El punto de referencia de las decisiones judiciales proferidas por la Corte no es otro que la Constitución de 1991. Si, por ejemplo, declara inexequible una ley, un acto legislativo, un decreto dictado en ejercicio de facultades extraordinarias o en virtud de cualquiera de los estados de excepción, será porque, previo examen jurídico, los magistrados concluyeron que vulneraba valores, principios o normas constitucionales, debido a su contenido o al trámite de su aprobación. No por ello se la puede tildar de ser una corporación enemiga del Congreso o del presidente de la República. Si, por el contrario, declara la constitucionalidad de una de tales disposiciones, no estamos ante la ejecución de una orden gubernamental, legislativa o partidista.

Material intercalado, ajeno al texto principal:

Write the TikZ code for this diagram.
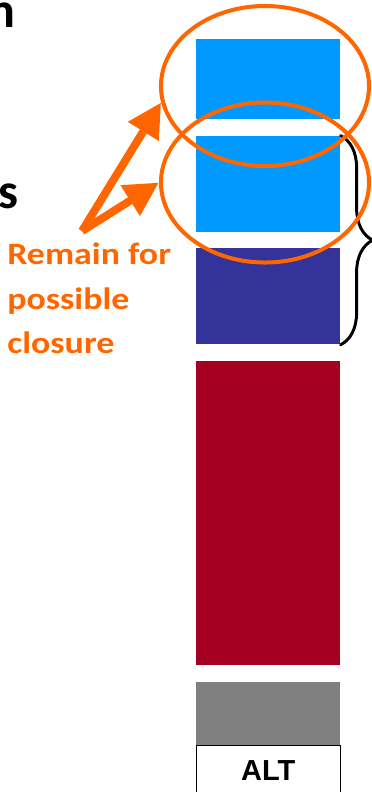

Ni la Corte Constitucional, ni ninguna de las otras corporaciones de la administración de justicia conforma un cuerpo u organización política, ni de apoyo o contradicción, simpatía o antipatía frente al gobierno de turno. Los magistrados no son voceros partidistas. Son jueces y, en cuanto tales, su actividad no se enmarca en una cierta línea ideológica. Deben adoptar sus decisiones -que son eminentemente judiciales- con autonomía, libertad e imparcialidad. Sin compromisos con nadie.
Tanto en el proceso de elaboración de las ternas -por parte de la Corte Suprema, el Consejo de Estado o el presidente de la República- como para la votación en el Senado, deben ser consideradas las hojas de vida de los candidatos, su formación académica, preparación, aptitudes, experiencia, antecedentes. No la mayor cercanía al Gobierno o a la oposición.
La dañina práctica que se ha venido observando a propósito de recientes elecciones de magistrados, en cuyo desarrollo se cataloga a los ternados como gobiernistas u opositores, derechistas o izquierdistas, amigos o enemigos, los irrespeta a ellos, demerita el papel de la Corte Constitucional y afecta la institucionalidad.
Elegido un magistrado, no hay vencedores ni derrotados. Se ha cumplido un trámite y, al tomar posesión de su cargo, el seleccionado asume una función judicial que, por definición, debe ser imparcial.